• _Data excerpt_:
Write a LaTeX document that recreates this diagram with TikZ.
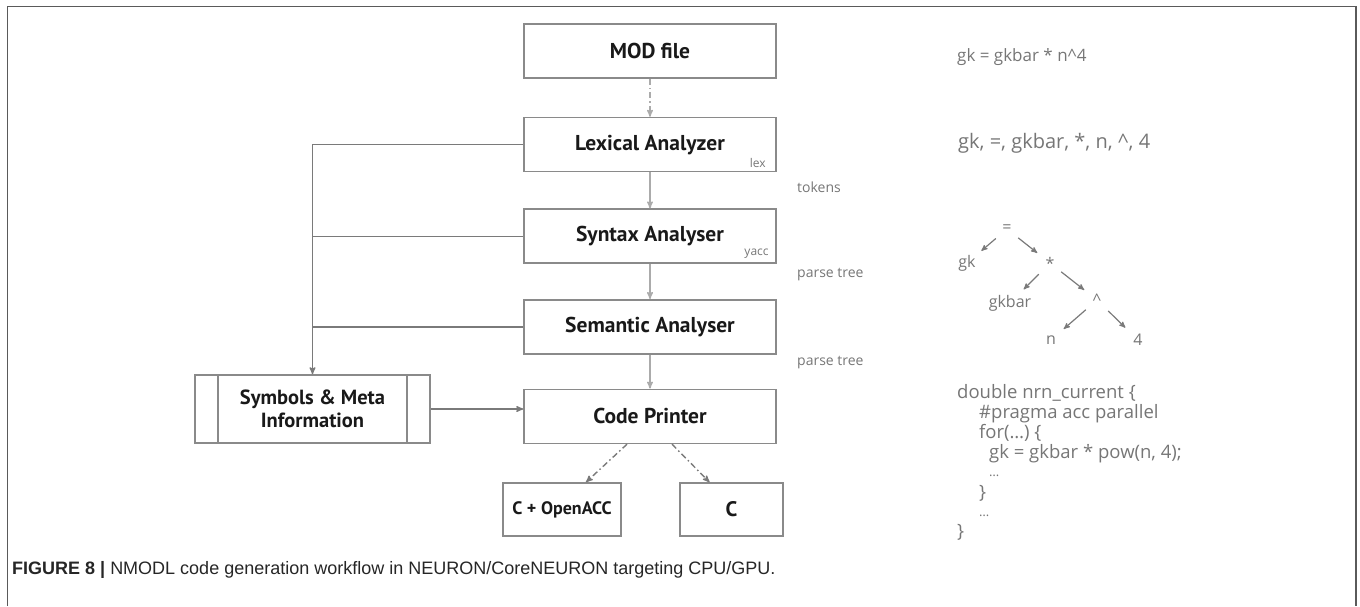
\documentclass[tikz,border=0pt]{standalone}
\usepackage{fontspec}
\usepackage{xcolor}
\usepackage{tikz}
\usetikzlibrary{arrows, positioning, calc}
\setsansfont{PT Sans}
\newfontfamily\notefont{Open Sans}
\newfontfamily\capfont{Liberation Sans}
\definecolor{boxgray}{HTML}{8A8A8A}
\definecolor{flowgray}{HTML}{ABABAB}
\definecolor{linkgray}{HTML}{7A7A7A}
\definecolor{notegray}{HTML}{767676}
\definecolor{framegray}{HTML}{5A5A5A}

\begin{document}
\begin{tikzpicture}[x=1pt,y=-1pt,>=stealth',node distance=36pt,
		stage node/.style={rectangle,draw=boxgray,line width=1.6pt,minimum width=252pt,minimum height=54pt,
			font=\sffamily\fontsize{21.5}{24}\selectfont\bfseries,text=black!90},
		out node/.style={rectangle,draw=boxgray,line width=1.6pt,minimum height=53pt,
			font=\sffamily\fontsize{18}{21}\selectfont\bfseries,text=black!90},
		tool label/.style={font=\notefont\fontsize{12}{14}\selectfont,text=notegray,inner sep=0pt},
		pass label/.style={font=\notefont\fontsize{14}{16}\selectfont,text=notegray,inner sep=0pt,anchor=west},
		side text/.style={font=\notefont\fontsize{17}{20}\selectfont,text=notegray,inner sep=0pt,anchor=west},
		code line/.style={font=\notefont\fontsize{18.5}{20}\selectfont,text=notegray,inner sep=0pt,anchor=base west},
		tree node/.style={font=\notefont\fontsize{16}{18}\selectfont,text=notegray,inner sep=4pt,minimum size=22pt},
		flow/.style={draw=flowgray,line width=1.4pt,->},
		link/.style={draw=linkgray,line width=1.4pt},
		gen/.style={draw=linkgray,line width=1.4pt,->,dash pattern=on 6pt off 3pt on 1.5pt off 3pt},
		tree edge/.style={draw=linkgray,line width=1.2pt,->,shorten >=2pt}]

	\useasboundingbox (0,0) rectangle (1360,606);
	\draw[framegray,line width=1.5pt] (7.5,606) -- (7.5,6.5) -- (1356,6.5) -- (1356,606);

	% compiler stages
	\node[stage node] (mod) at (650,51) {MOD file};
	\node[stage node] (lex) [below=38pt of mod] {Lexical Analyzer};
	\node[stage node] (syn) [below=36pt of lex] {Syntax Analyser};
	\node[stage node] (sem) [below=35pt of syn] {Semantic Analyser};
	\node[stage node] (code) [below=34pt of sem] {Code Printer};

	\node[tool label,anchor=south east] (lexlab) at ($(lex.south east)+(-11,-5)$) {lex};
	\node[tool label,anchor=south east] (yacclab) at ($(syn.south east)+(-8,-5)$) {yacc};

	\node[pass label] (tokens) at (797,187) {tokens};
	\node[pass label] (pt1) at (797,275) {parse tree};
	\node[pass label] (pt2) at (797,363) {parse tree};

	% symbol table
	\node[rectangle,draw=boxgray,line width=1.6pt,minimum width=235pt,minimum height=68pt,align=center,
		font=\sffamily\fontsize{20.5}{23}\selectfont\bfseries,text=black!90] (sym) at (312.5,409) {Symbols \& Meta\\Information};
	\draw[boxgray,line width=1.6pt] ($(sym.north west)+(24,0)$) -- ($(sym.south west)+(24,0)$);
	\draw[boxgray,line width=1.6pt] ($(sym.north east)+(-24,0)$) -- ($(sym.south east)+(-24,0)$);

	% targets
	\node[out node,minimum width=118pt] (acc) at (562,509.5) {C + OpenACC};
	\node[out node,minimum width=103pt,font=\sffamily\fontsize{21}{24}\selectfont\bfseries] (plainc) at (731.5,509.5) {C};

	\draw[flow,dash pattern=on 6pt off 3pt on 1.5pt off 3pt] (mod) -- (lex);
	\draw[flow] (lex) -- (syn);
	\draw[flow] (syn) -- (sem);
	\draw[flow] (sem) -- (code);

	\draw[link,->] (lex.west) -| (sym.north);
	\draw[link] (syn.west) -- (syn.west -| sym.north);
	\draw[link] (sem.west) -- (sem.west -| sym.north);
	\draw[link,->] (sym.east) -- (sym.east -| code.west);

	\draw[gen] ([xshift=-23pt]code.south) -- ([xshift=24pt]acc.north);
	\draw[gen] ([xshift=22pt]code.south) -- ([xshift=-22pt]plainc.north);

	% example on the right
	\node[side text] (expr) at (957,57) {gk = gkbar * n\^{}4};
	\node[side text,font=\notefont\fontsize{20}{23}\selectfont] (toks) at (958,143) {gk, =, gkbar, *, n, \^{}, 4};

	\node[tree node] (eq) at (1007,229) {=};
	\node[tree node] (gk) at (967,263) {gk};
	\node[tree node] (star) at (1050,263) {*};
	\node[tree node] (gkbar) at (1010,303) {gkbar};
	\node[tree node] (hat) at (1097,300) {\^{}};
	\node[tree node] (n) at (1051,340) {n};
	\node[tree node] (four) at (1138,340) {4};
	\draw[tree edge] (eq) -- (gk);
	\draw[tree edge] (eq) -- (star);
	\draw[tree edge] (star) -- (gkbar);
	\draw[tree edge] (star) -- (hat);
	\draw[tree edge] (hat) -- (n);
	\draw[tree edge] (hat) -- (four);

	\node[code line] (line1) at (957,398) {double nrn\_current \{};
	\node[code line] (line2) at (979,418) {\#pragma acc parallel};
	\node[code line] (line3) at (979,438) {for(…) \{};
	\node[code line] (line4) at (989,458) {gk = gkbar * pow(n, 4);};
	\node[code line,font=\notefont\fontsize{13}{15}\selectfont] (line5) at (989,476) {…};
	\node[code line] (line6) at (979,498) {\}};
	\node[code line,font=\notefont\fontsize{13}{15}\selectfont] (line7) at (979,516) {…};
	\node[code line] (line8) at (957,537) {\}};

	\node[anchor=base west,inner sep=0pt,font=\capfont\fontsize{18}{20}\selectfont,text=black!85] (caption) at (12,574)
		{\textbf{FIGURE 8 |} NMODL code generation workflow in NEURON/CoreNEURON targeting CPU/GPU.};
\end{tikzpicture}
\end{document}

• _The problem_: Quote the data above in full, leaving out the pictures it holds.

• _Written solution_:
Write a LaTeX document that recreates this diagram with TikZ.
\documentclass[tikz,border=0pt]{standalone}
\usepackage{fontspec}
\usepackage{xcolor}
\usepackage{tikz}
\usetikzlibrary{arrows, positioning, calc}
\setsansfont{PT Sans}
\newfontfamily\notefont{Open Sans}
\newfontfamily\capfont{Liberation Sans}
\definecolor{boxgray}{HTML}{8A8A8A}
\definecolor{flowgray}{HTML}{ABABAB}
\definecolor{linkgray}{HTML}{7A7A7A}
\definecolor{notegray}{HTML}{767676}
\definecolor{framegray}{HTML}{5A5A5A}

\begin{document}
\begin{tikzpicture}[x=1pt,y=-1pt,>=stealth',node distance=36pt,
		stage node/.style={rectangle,draw=boxgray,line width=1.6pt,minimum width=252pt,minimum height=54pt,
			font=\sffamily\fontsize{21.5}{24}\selectfont\bfseries,text=black!90},
		out node/.style={rectangle,draw=boxgray,line width=1.6pt,minimum height=53pt,
			font=\sffamily\fontsize{18}{21}\selectfont\bfseries,text=black!90},
		tool label/.style={font=\notefont\fontsize{12}{14}\selectfont,text=notegray,inner sep=0pt},
		pass label/.style={font=\notefont\fontsize{14}{16}\selectfont,text=notegray,inner sep=0pt,anchor=west},
		side text/.style={font=\notefont\fontsize{17}{20}\selectfont,text=notegray,inner sep=0pt,anchor=west},
		code line/.style={font=\notefont\fontsize{18.5}{20}\selectfont,text=notegray,inner sep=0pt,anchor=base west},
		tree node/.style={font=\notefont\fontsize{16}{18}\selectfont,text=notegray,inner sep=4pt,minimum size=22pt},
		flow/.style={draw=flowgray,line width=1.4pt,->},
		link/.style={draw=linkgray,line width=1.4pt},
		gen/.style={draw=linkgray,line width=1.4pt,->,dash pattern=on 6pt off 3pt on 1.5pt off 3pt},
		tree edge/.style={draw=linkgray,line width=1.2pt,->,shorten >=2pt}]

	\useasboundingbox (0,0) rectangle (1360,606);
	\draw[framegray,line width=1.5pt] (7.5,606) -- (7.5,6.5) -- (1356,6.5) -- (1356,606);

	% compiler stages
	\node[stage node] (mod) at (650,51) {MOD file};
	\node[stage node] (lex) [below=38pt of mod] {Lexical Analyzer};
	\node[stage node] (syn) [below=36pt of lex] {Syntax Analyser};
	\node[stage node] (sem) [below=35pt of syn] {Semantic Analyser};
	\node[stage node] (code) [below=34pt of sem] {Code Printer};

	\node[tool label,anchor=south east] (lexlab) at ($(lex.south east)+(-11,-5)$) {lex};
	\node[tool label,anchor=south east] (yacclab) at ($(syn.south east)+(-8,-5)$) {yacc};

	\node[pass label] (tokens) at (797,187) {tokens};
	\node[pass label] (pt1) at (797,275) {parse tree};
	\node[pass label] (pt2) at (797,363) {parse tree};

	% symbol table
	\node[rectangle,draw=boxgray,line width=1.6pt,minimum width=235pt,minimum height=68pt,align=center,
		font=\sffamily\fontsize{20.5}{23}\selectfont\bfseries,text=black!90] (sym) at (312.5,409) {Symbols \& Meta\\Information};
	\draw[boxgray,line width=1.6pt] ($(sym.north west)+(24,0)$) -- ($(sym.south west)+(24,0)$);
	\draw[boxgray,line width=1.6pt] ($(sym.north east)+(-24,0)$) -- ($(sym.south east)+(-24,0)$);

	% targets
	\node[out node,minimum width=118pt] (acc) at (562,509.5) {C + OpenACC};
	\node[out node,minimum width=103pt,font=\sffamily\fontsize{21}{24}\selectfont\bfseries] (plainc) at (731.5,509.5) {C};

	\draw[flow,dash pattern=on 6pt off 3pt on 1.5pt off 3pt] (mod) -- (lex);
	\draw[flow] (lex) -- (syn);
	\draw[flow] (syn) -- (sem);
	\draw[flow] (sem) -- (code);

	\draw[link,->] (lex.west) -| (sym.north);
	\draw[link] (syn.west) -- (syn.west -| sym.north);
	\draw[link] (sem.west) -- (sem.west -| sym.north);
	\draw[link,->] (sym.east) -- (sym.east -| code.west);

	\draw[gen] ([xshift=-23pt]code.south) -- ([xshift=24pt]acc.north);
	\draw[gen] ([xshift=22pt]code.south) -- ([xshift=-22pt]plainc.north);

	% example on the right
	\node[side text] (expr) at (957,57) {gk = gkbar * n\^{}4};
	\node[side text,font=\notefont\fontsize{20}{23}\selectfont] (toks) at (958,143) {gk, =, gkbar, *, n, \^{}, 4};

	\node[tree node] (eq) at (1007,229) {=};
	\node[tree node] (gk) at (967,263) {gk};
	\node[tree node] (star) at (1050,263) {*};
	\node[tree node] (gkbar) at (1010,303) {gkbar};
	\node[tree node] (hat) at (1097,300) {\^{}};
	\node[tree node] (n) at (1051,340) {n};
	\node[tree node] (four) at (1138,340) {4};
	\draw[tree edge] (eq) -- (gk);
	\draw[tree edge] (eq) -- (star);
	\draw[tree edge] (star) -- (gkbar);
	\draw[tree edge] (star) -- (hat);
	\draw[tree edge] (hat) -- (n);
	\draw[tree edge] (hat) -- (four);

	\node[code line] (line1) at (957,398) {double nrn\_current \{};
	\node[code line] (line2) at (979,418) {\#pragma acc parallel};
	\node[code line] (line3) at (979,438) {for(…) \{};
	\node[code line] (line4) at (989,458) {gk = gkbar * pow(n, 4);};
	\node[code line,font=\notefont\fontsize{13}{15}\selectfont] (line5) at (989,476) {…};
	\node[code line] (line6) at (979,498) {\}};
	\node[code line,font=\notefont\fontsize{13}{15}\selectfont] (line7) at (979,516) {…};
	\node[code line] (line8) at (957,537) {\}};

	\node[anchor=base west,inner sep=0pt,font=\capfont\fontsize{18}{20}\selectfont,text=black!85] (caption) at (12,574)
		{\textbf{FIGURE 8 |} NMODL code generation workflow in NEURON/CoreNEURON targeting CPU/GPU.};
\end{tikzpicture}
\end{document}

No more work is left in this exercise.